The $74 billion listed conglomerate Wesfarmers Limited (ASX:WES) is understood to have downed pens for now on a potential acquisition of the country's largest private hospital operator, Ramsay Health Care Limited (ASX:RHC). In recent months, the company has been carrying out detailed analysis of the business, including assessments on the value of its real estate assets. It also pulled a team together of consultants and advisers to determine how a bid could work and what it would need to pay to make a deal stack up.

The understanding is that Wesfarmers had been weighing the merits of a buyout where the overseas operations were spun off, sold or returned to shareholders via an in specie distribution and then bid for the Australian hospital business through its own shares, which have been performing strongly of late. However, it is now understood that a purchase would only make sense at a value substantially lower than where it currently trades. While Wesfarmers is keen to expose itself to the healthcare sector, Ramsay is seen as a tough proposition for the group - not only because of its high capital costs but also its regulated model, where the government has some control over its revenue stream, as do doctors and health insurers.

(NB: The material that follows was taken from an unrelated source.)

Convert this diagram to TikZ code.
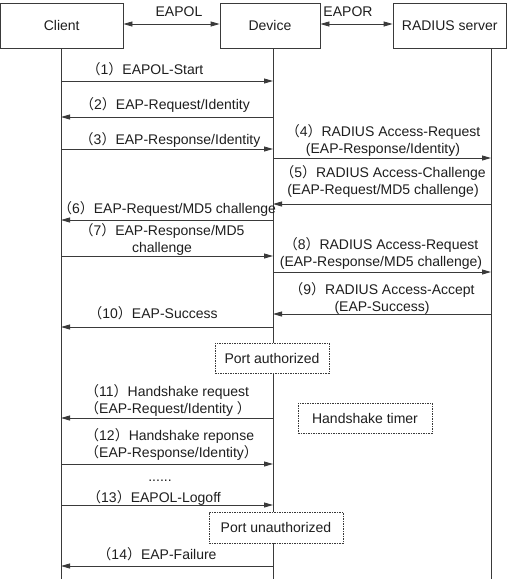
\documentclass[tikz,border=0pt]{standalone}
\usepackage{fontspec}
\setmainfont{Liberation Sans}
\newfontfamily\cjk{Noto Sans CJK SC}
\usetikzlibrary{arrows.meta}
\newcommand\lp{{\cjk （}}
\newcommand\rp{{\cjk ）}}
\newcommand\myfs{\fontsize{14}{17}\selectfont}
\definecolor{linegray}{HTML}{3A3A3A}
\definecolor{textgray}{HTML}{1E1E1E}
\newcommand\lane[2]{\coordinate (C#1) at (61,#2); \coordinate (D#1) at (273,#2); \coordinate (R#1) at (491,#2);}
\begin{document}
\begin{tikzpicture}[x=1pt,y=-1pt,
  box/.style={draw=linegray, line width=0.8pt, minimum height=45pt, inner sep=0pt, font=\myfs, text=textgray},
  dbox/.style={draw=linegray, line width=0.7pt, dash pattern=on 1.5pt off 1pt, fill=white, inner sep=0pt, font=\myfs, text=textgray},
  life/.style={draw=linegray, line width=0.8pt},
  msg/.style={draw=linegray, line width=0.8pt, -{Triangle[length=9pt,width=5pt]}},
  both/.style={draw=linegray, line width=0.8pt, {Triangle[length=9pt,width=5pt]}-{Triangle[length=9pt,width=5pt]}},
  lbl/.style={inner sep=0pt, anchor=base, align=center, font=\myfs, text=textgray},
  lbll/.style={inner sep=0pt, anchor=base west, align=left, font=\myfs, text=textgray}]
\useasboundingbox (0,0) rectangle (507,579);
% header boxes
\node[box, minimum width=122.5pt] (client) at (61.75,25.5) {Client};
\node[box, minimum width=100pt] (device) at (270,25.5) {Device};
\node[box, minimum width=113.5pt] (radius) at (449.75,25.5) {RADIUS server};
\draw[both] (client.east |- 0,24) coordinate (e1) -- (device.west |- 0,24) coordinate (e2);
\draw[both] (device.east |- 0,24) coordinate (e3) -- (radius.west |- 0,24) coordinate (e4);
\node[lbl] (eapol) at (179,16) {EAPOL};
\node[lbl] (eapor) at (348,16) {EAPOR};
% lifelines
\coordinate (ctop) at (61,48); \coordinate (cbot) at (61,579);
\coordinate (dtop) at (273,48); \coordinate (dbot) at (273,579);
\coordinate (rtop) at (491,48); \coordinate (rbot) at (491,579);
\draw[life] (ctop) -- (cbot);
\draw[life] (dtop) -- (dbot);
\draw[life] (rtop) -- (rbot);
% lanes
\lane{1}{81} \lane{2}{117} \lane{3}{149} \lane{4}{158} \lane{5}{204}
\lane{6}{220} \lane{7}{256} \lane{8}{272} \lane{9}{314} \lane{10}{327}
\lane{11}{418} \lane{12}{464} \lane{13}{505} \lane{14}{566}
% messages
\draw[msg] (C1) -- (D1);
\node[lbl] (l1) at (145,74) {\lp1\rp EAPOL-Start};
\draw[msg] (D2) -- (C2);
\node[lbl] (l2) at (165,109) {\lp2\rp EAP-Request/Identity};
\draw[msg] (C3) -- (D3);
\node[lbl] (l3) at (170,144) {\lp3\rp EAP-Response/Identity};
\draw[msg] (D4) -- (R4);
\node[lbl] (l4) at (383,153) {\lp4\rp RADIUS Access-Request\\(EAP-Response/Identity)};
\draw[msg] (R5) -- (D5);
\node[lbl] (l5) at (383,194) {\lp5\rp RADIUS Access-Challenge\\(EAP-Request/MD5 challenge)};
\draw[msg] (D6) -- (C6);
\node[lbl] (l6) at (167,213) {\lp6\rp EAP-Request/MD5 challenge};
\draw[msg] (C7) -- (D7);
\node[lbl] (l7) at (162,252) {\lp7\rp EAP-Response/MD5\\challenge};
\draw[msg] (D8) -- (R8);
\node[lbl] (l8) at (381,266) {\lp8\rp RADIUS Access-Request\\(EAP-Response/MD5 challenge)};
\draw[msg] (R9) -- (D9);
\node[lbl] (l9) at (382,311) {\lp9\rp RADIUS Access-Accept\\(EAP-Success)};
\draw[msg] (D10) -- (C10);
\node[lbl] (l10) at (153,318) {\lp10\rp EAP-Success};
\node[dbox, minimum width=114pt, minimum height=30pt] (pa) at (272,358) {Port authorized};
\draw[msg] (D11) -- (C11);
\node[lbll] (l11) at (85,413) {\lp11\rp Handshake request\\\lp EAP-Request/Identity \rp};
\node[dbox, minimum width=134pt, minimum height=30pt] (ht) at (365,418) {Handshake timer};
\draw[msg] (C12) -- (D12);
\node[lbll] (l12) at (85,457) {\lp12\rp Handshake reponse\\\lp EAP-Response/Identity\rp};
\node[lbl] (dots) at (160,481) {......};
\draw[msg] (C13) -- (D13);
\node[lbl] (l13) at (154,502) {\lp13\rp EAPOL-Logoff};
\node[dbox, minimum width=134pt, minimum height=31pt] (pu) at (276,527.5) {Port unauthorized};
\draw[msg] (D14) -- (C14);
\node[lbl] (l14) at (157,559) {\lp14\rp EAP-Failure};
\end{tikzpicture}
\end{document}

Another challenge is attracting enough staff, particularly nurses. Health insurance poses a similar challenge around regulated pricing and Wesfarmers is thought to have steered it away from that space. Healthcare will no doubt be a line of questioning at Wesfarmers' investor day on May 2, 2024.

Apparently, the group is expected to show strong results from its department store chain Kmart, at a time when shoppers are looking for cheaper price points to tackle the higher cost of living.